The Role of Private Student Loans
Private student loans are offered by banks, credit unions, and online lenders. They are credit-based, meaning your (and often a co-signer’s) credit history and income determine eligibility and interest rates. They lack the flexible repayment and forgiveness options of federal loans. Interest rates can be fixed or variable, and variable rates can increase over time. Because of their stricter terms, private loans should only be considered after maximizing all free aid and federal loan options. If you must use them, shop around meticulously, compare offers from multiple lenders, and read the fine print on deferment, forbearance, and cosigner release policies.
Building a Strategic Financial Aid Plan
A proactive, informed approach is your greatest asset. Start by filing the FAFSA as soon as it opens (October 1st for the following academic year). This single action unlocks federal, state, and much institutional aid. When your financial aid award letters arrive, compare them carefully. Look beyond the total dollar amount. Calculate your net cost: the cost of attendance minus all grants and scholarships. The loans offered are not a prize, they are a cost. Create a personal college budget that includes tuition, fees, room, board, books, supplies, and personal expenses. Use this to determine your actual funding gap.
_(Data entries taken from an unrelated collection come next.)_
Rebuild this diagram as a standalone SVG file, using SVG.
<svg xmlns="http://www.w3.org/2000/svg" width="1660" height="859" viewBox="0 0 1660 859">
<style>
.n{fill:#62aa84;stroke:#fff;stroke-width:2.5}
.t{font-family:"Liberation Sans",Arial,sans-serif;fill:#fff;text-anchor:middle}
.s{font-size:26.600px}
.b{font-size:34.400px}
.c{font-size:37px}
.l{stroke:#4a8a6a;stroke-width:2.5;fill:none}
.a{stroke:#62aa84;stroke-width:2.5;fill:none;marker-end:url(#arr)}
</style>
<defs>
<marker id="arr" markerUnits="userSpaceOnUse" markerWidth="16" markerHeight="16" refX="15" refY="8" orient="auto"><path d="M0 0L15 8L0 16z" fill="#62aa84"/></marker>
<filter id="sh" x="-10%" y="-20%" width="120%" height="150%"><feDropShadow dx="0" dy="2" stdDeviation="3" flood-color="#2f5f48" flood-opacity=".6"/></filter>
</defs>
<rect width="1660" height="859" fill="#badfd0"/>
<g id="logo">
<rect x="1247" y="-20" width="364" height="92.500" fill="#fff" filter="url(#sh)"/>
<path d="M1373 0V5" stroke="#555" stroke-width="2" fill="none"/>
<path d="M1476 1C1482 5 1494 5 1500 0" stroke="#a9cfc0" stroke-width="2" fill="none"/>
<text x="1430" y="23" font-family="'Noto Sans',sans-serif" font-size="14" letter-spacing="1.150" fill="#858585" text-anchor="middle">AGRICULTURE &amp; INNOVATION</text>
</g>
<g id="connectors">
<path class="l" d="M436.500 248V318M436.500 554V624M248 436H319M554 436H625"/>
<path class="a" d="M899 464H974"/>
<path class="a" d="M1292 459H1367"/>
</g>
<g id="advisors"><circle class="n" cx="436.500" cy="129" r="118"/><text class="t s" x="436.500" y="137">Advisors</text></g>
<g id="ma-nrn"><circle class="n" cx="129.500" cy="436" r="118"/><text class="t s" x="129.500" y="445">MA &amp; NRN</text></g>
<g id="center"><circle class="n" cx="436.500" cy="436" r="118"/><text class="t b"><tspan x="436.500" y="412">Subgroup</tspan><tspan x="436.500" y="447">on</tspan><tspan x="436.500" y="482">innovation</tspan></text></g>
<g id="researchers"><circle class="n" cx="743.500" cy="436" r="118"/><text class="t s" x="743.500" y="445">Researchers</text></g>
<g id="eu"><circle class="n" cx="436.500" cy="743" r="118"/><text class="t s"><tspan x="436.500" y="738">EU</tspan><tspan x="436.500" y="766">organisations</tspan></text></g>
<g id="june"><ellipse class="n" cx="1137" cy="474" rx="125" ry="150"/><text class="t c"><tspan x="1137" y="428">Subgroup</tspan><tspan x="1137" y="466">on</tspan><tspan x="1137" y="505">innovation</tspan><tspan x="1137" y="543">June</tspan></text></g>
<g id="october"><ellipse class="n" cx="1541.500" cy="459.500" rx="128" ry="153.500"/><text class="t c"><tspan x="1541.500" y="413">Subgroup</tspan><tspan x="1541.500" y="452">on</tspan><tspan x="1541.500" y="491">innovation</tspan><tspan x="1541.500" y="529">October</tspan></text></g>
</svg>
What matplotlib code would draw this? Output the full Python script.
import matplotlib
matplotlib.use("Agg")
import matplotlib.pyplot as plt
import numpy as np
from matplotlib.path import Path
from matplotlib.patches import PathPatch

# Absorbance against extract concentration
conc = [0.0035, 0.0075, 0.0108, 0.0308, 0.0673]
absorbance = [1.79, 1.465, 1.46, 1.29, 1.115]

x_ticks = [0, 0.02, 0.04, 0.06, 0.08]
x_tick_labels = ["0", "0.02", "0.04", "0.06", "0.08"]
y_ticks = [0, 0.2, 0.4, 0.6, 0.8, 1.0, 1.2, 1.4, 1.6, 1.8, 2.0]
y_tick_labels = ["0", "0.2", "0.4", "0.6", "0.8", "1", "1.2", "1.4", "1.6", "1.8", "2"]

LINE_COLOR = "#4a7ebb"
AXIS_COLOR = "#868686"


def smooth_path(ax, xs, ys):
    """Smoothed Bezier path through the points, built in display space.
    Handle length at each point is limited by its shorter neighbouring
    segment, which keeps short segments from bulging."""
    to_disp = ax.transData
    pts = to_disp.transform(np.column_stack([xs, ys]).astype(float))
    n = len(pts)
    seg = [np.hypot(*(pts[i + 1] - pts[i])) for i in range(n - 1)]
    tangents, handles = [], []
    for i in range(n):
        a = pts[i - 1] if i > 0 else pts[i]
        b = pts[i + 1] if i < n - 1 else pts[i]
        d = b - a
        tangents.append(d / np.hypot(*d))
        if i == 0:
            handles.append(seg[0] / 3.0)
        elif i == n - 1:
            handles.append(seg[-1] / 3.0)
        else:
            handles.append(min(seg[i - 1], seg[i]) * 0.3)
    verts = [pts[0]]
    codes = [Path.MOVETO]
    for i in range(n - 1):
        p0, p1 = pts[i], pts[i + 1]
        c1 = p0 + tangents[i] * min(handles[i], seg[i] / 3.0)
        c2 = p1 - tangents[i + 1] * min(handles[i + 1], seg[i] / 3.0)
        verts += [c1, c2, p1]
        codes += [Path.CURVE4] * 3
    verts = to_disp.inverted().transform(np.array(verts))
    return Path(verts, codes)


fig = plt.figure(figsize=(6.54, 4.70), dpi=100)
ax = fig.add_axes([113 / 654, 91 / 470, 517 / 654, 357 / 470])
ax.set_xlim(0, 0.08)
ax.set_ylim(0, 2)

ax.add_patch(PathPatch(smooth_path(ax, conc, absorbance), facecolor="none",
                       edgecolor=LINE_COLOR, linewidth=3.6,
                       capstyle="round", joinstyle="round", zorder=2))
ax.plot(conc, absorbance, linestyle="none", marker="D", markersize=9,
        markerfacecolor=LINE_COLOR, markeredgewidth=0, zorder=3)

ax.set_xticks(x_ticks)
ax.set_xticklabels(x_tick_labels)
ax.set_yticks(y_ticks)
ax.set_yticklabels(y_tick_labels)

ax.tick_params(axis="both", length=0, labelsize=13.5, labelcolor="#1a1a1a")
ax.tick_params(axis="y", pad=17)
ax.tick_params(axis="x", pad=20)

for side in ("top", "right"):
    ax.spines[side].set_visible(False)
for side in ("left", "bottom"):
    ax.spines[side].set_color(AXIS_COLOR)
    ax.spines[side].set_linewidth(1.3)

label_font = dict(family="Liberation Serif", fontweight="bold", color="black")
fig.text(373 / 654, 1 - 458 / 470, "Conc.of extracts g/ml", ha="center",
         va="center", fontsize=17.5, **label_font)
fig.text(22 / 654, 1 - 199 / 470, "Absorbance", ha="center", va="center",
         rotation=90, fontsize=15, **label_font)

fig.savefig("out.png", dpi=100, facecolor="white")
Key actions to minimize debt include:
- Applying for scholarships year-round, even after you’ve started college.
- Considering starting at a community college to complete general education requirements at a lower cost.
- Working part-time through a federal work-study program or other employment.
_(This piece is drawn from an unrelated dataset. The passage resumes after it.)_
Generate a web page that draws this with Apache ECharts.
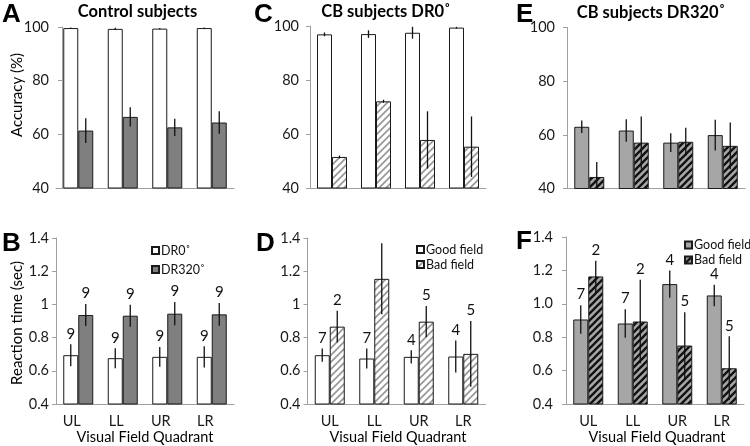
<!DOCTYPE html>
<html><head><meta charset="utf-8">
<script src="https://cdn.jsdelivr.net/npm/echarts@6/dist/echarts.min.js"></script>
<style>html,body{margin:0;padding:0;background:#fff}#c{width:750px;height:446px}</style>
</head><body><div id="c"></div><script>
// ---------- data ----------
const categories = ['UL', 'LL', 'UR', 'LR'];
// Panel A: control subjects accuracy (%)
const accCtrlDR0 = [99.6, 99.3, 99.4, 99.6];
const accCtrlDR0Err = [0.2, 0.4, 0.2, 0.2];
const accCtrlDR320 = [61.4, 66.5, 62.6, 64.4];
const accCtrlDR320Err = [4.6, 3.6, 3.2, 4.2];
// Panel C: CB subjects DR0 accuracy (%)
const accCbDR0Good = [96.9, 97.0, 97.5, 99.4];
const accCbDR0GoodErr = [0.7, 1.4, 2.2, 0.3];
const accCbDR0Bad = [51.5, 72.1, 57.8, 55.3];
const accCbDR0BadErr = [0.5, 0.6, 10.6, 11.2];
// Panel E: CB subjects DR320 accuracy (%)
const accCbDR320Good = [63.0, 61.6, 57.1, 59.9];
const accCbDR320GoodErr = [2.3, 4.2, 3.5, 5.7];
const accCbDR320Bad = [44.3, 57.1, 57.4, 55.9];
const accCbDR320BadErr = [5.6, 9.7, 5.2, 8.7];
// Panel B: control reaction time (sec)
const rtCtrlDR0 = [0.694, 0.676, 0.684, 0.684];
const rtCtrlDR0Err = [0.066, 0.06, 0.06, 0.064];
const rtCtrlDR320 = [0.936, 0.932, 0.944, 0.94];
const rtCtrlDR320Err = [0.066, 0.066, 0.07, 0.068];
const nCtrlDR0 = [9, 9, 9, 9];
const nCtrlDR320 = [9, 9, 9, 9];
// Panel D: CB DR0 reaction time (sec)
const rtCbDR0Good = [0.694, 0.674, 0.684, 0.686];
const rtCbDR0GoodErr = [0.04, 0.06, 0.04, 0.096];
const rtCbDR0Bad = [0.866, 1.154, 0.896, 0.702];
const rtCbDR0BadErr = [0.096, 0.214, 0.094, 0.198];
// Panel F: CB DR320 reaction time (sec)
const rtCbDR320Good = [0.906, 0.882, 1.118, 1.05];
const rtCbDR320GoodErr = [0.086, 0.086, 0.082, 0.064];
const rtCbDR320Bad = [1.164, 0.894, 0.75, 0.614];
const rtCbDR320BadErr = [0.094, 0.25, 0.2, 0.192];
const nCbGood = [7, 7, 4, 4];
const nCbBad = [2, 2, 5, 5];
const accTicks = [40, 100, 20];
const rtTicks = [0.4, 1.4, 0.2];

// ---------- styles ----------
const FONT = 'Lato';
function hatch(bg, fg, s, lw) {
  const c = document.createElement('canvas');
  c.width = s; c.height = s;
  const g = c.getContext('2d');
  g.fillStyle = bg; g.fillRect(0, 0, s, s);
  g.strokeStyle = fg; g.lineWidth = lw; g.lineCap = 'square';
  g.beginPath();
  g.moveTo(0, s); g.lineTo(s, 0);
  g.moveTo(-s / 2, s / 2); g.lineTo(s / 2, -s / 2);
  g.moveTo(s / 2, s * 1.5); g.lineTo(s * 1.5, s / 2);
  g.stroke();
  return c;
}
const WHITE = { color: '#ffffff', borderColor: '#1a1a1a', borderWidth: 1 };
const DARK = { color: '#7f7f7f', borderColor: '#1a1a1a', borderWidth: 1 };
const LIGHT = { color: '#a6a6a6', borderColor: '#1a1a1a', borderWidth: 1 };
const HATCH_LIGHT = { color: { image: hatch('#ffffff', '#9a9a9a', 7, 1.8), repeat: 'repeat' }, borderColor: '#1a1a1a', borderWidth: 1 };
const HATCH_DARK = { color: { image: hatch('#a6a6a6', '#111111', 7, 2.3), repeat: 'repeat' }, borderColor: '#1a1a1a', borderWidth: 1 };

const grids = [
  { left: 56, top: 27, width: 178, height: 161 },     // A
  { left: 310, top: 26, width: 176, height: 162 },    // C
  { left: 567, top: 27.5, width: 178, height: 161 },  // E
  { left: 56, top: 238, width: 178, height: 166 },    // B
  { left: 307.5, top: 238, width: 178, height: 166 }, // D
  { left: 566, top: 237, width: 178, height: 167 }    // F
];
const yOffsets = [-6, 0, 0, 0, 0, 0];
const yMargins = [13, 11, 12, 7, 7, 13];

const xAxes = grids.map((g, i) => ({
  type: 'category', gridIndex: i, data: categories,
  axisLine: { show: true, lineStyle: { color: '#a0a0a0', width: 1 } },
  axisTick: { show: false },
  axisLabel: {
    show: i >= 3, fontFamily: FONT, fontSize: 14.5, color: '#1a1a1a', margin: 10,
    padding: i === 3 ? [0, 13, 0, 0] : 0
  }
}));
function fmtRt(v) { return String(Math.round(v * 10) / 10); }
function fmtRtFixed(v) { return (Math.round(v * 10) / 10).toFixed(1); }
const yAxes = grids.map((g, i) => {
  const t = i < 3 ? accTicks : rtTicks;
  return {
    type: 'value', gridIndex: i, min: t[0], max: t[1], interval: t[2],
    offset: yOffsets[i],
    axisLine: { show: true, lineStyle: { color: '#a0a0a0', width: 1 } },
    axisTick: { show: true, length: 4, lineStyle: { color: '#a0a0a0' } },
    splitLine: { show: false },
    axisLabel: {
      fontFamily: FONT, fontSize: 14.5, color: '#1a1a1a', margin: yMargins[i],
      formatter: i < 3 ? (v => String(Math.round(v))) : (i === 5 ? fmtRtFixed : fmtRt)
    }
  };
});

function errSeries(gi, values, errs, off, counts) {
  return {
    type: 'custom', xAxisIndex: gi, yAxisIndex: gi, z: 5, clip: true, silent: true,
    data: values.map((v, k) => [k, v, errs[k], counts ? counts[k] : 0]),
    renderItem: function (params, api) {
      const k = api.value(0), v = api.value(1), e = api.value(2);
      const top = api.coord([k, v + e]);
      const bot = api.coord([k, v - e]);
      const x = top[0] + off;
      const children = [{
        type: 'line', shape: { x1: x, y1: top[1], x2: x, y2: bot[1] },
        style: { stroke: '#111', lineWidth: 1.3 }
      }];
      if (counts) {
        children.push({
          type: 'text', x: x, y: top[1] - 3,
          style: { text: String(api.value(3)), font: '15px ' + FONT, fill: '#111', align: 'center', verticalAlign: 'bottom', textAlign: 'center', textVerticalAlign: 'bottom' }
        });
      }
      return { type: 'group', children: children };
    }
  };
}
function barSeries(gi, name, values, style) {
  return {
    type: 'bar', name: name, xAxisIndex: gi, yAxisIndex: gi, data: values,
    barWidth: 15, barGap: '0%', itemStyle: style, silent: true, z: 2
  };
}
const series = [];
function panel(gi, n1, v1, e1, s1, n2, v2, e2, s2, c1, c2) {
  series.push(barSeries(gi, n1, v1, s1));
  series.push(barSeries(gi, n2, v2, s2));
  series.push(errSeries(gi, v1, e1, -7.5, c1));
  series.push(errSeries(gi, v2, e2, 7.5, c2));
}
panel(0, 'DR0˚', accCtrlDR0, accCtrlDR0Err, WHITE, 'DR320˚', accCtrlDR320, accCtrlDR320Err, DARK);
panel(1, 'Good field', accCbDR0Good, accCbDR0GoodErr, WHITE, 'Bad field', accCbDR0Bad, accCbDR0BadErr, HATCH_LIGHT);
panel(2, 'Good field|2', accCbDR320Good, accCbDR320GoodErr, LIGHT, 'Bad field|2', accCbDR320Bad, accCbDR320BadErr, HATCH_DARK);
panel(3, 'DR0˚', rtCtrlDR0, rtCtrlDR0Err, WHITE, 'DR320˚', rtCtrlDR320, rtCtrlDR320Err, DARK, nCtrlDR0, nCtrlDR320);
panel(4, 'Good field', rtCbDR0Good, rtCbDR0GoodErr, WHITE, 'Bad field', rtCbDR0Bad, rtCbDR0BadErr, HATCH_LIGHT, nCbGood, nCbBad);
panel(5, 'Good field|2', rtCbDR320Good, rtCbDR320GoodErr, LIGHT, 'Bad field|2', rtCbDR320Bad, rtCbDR320BadErr, HATCH_DARK, nCbGood, nCbBad);

function legend(names, left, top, gap) {
  return {
    data: names, left: left, top: top, orient: 'vertical', icon: 'rect',
    itemWidth: 7, itemHeight: 7, itemGap: gap, selectedMode: false, padding: 0,
    formatter: n => n.split('|')[0],
    textStyle: { fontFamily: FONT, fontSize: 12.5, color: '#111', padding: [0, 0, 0, -3] }
  };
}

function txt(x, y, s, font, rot) {
  return {
    type: 'text', x: x, y: y, rotation: rot || 0, silent: true,
    style: { text: s, font: font, fill: '#000', align: 'center', verticalAlign: 'middle', textAlign: 'center', textVerticalAlign: 'middle' }
  };
}
function letter(x, y, s) {
  return {
    type: 'text', x: x, y: y, silent: true,
    style: { text: s, font: 'bold 26px "Liberation Sans"', fill: '#000', align: 'left', verticalAlign: 'middle', textAlign: 'left', textVerticalAlign: 'middle' }
  };
}
const graphic = [
  letter(2, 15, 'A'), letter(254, 15, 'C'), letter(516, 15, 'E'),
  letter(2, 244, 'B'), letter(256, 244, 'D'), letter(516, 242, 'F'),
  txt(137.5, 12, 'Control subjects', 'bold 16.5px ' + FONT),
  txt(386, 12, 'CB subjects DR0˚', 'bold 16.5px ' + FONT),
  txt(651, 13, 'CB subjects DR320˚', 'bold 16.5px ' + FONT),
  txt(17, 95, 'Accuracy (%)', '15px ' + FONT, Math.PI / 2),
  txt(17, 323, 'Reaction time (sec)', '15px ' + FONT, Math.PI / 2),
  txt(145, 437, 'Visual Field Quadrant', '14.5px ' + FONT),
  txt(398, 437, 'Visual Field Quadrant', '14.5px ' + FONT),
  txt(657, 437, 'Visual Field Quadrant', '14.5px ' + FONT)
];

const chart = echarts.init(document.getElementById('c'), null, { renderer: 'canvas' });
chart.setOption({
  animation: false,
  backgroundColor: '#ffffff',
  grid: grids,
  xAxis: xAxes,
  yAxis: yAxes,
  legend: [
    legend(['DR0˚', 'DR320˚'], 151, 244, 6),
    legend(['Good field', 'Bad field'], 416, 243, 2),
    legend(['Good field|2', 'Bad field|2'], 684, 238.5, 2)
  ],
  graphic: graphic,
  series: series
});
</script></body></html>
- Living frugally, using used textbooks, and cooking meals instead of relying on costly meal plans.
Before you take out any loan, use a student loan calculator to project your future monthly payments. Ask yourself if the expected starting salary in your chosen field can reasonably support that payment alongside other living expenses.
Repayment and Management of Student Loans
Your responsibility begins the moment the loan is disbursed, even if payments aren’t due until after graduation. For federal loans, you will typically have a six-month grace period after leaving school before payments start. Use this time to select the right repayment plan. Standard, graduated, extended, and income-driven repayment (IDR) plans are available for federal loans. IDR plans can be lifesavers for those with high debt relative to income, as they cap monthly payments at a percentage of your discretionary income. For those pursuing careers in public service, the Public Service Loan Forgiveness (PSLF) program offers tax-free forgiveness after 120 qualifying payments. For private loans, repayment options are set by the lender and are almost always less flexible. Communication is key, if you struggle to make payments, contact your loan servicer immediately to discuss options rather than missing payments.
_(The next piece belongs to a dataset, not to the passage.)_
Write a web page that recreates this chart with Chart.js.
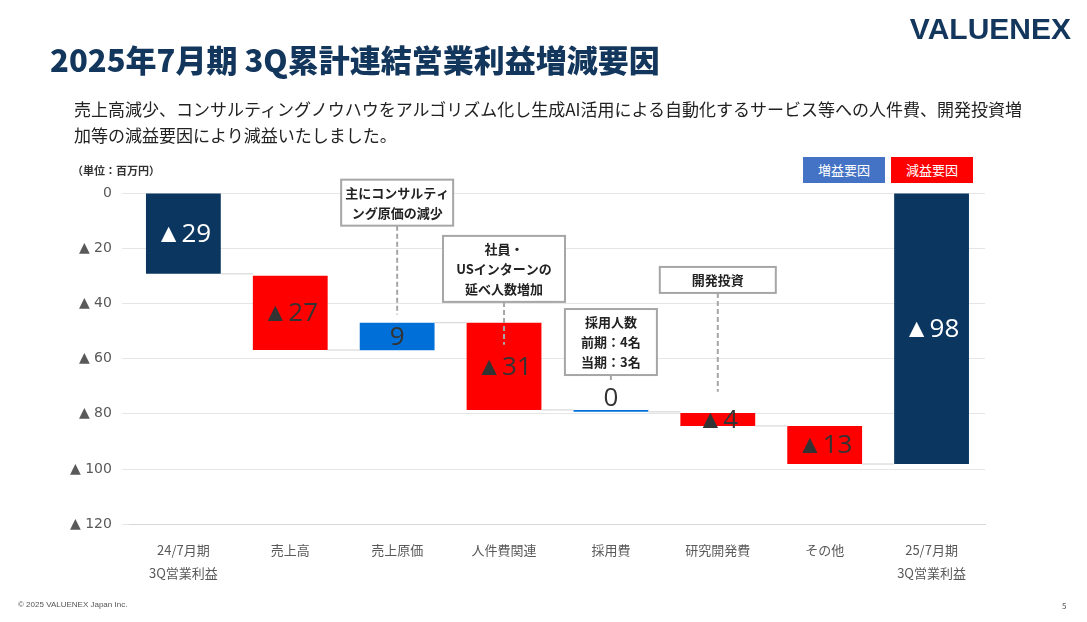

Navigating the world of student loans and grants requires research, patience, and a clear-eyed view of your financial future. By prioritizing free aid, borrowing federal loans wisely, and reserving private loans as a last resort, you can invest in your education without saddling your future self with unmanageable debt. The goal is not just to get into college, but to graduate with a degree and a financial foundation that allows you to thrive.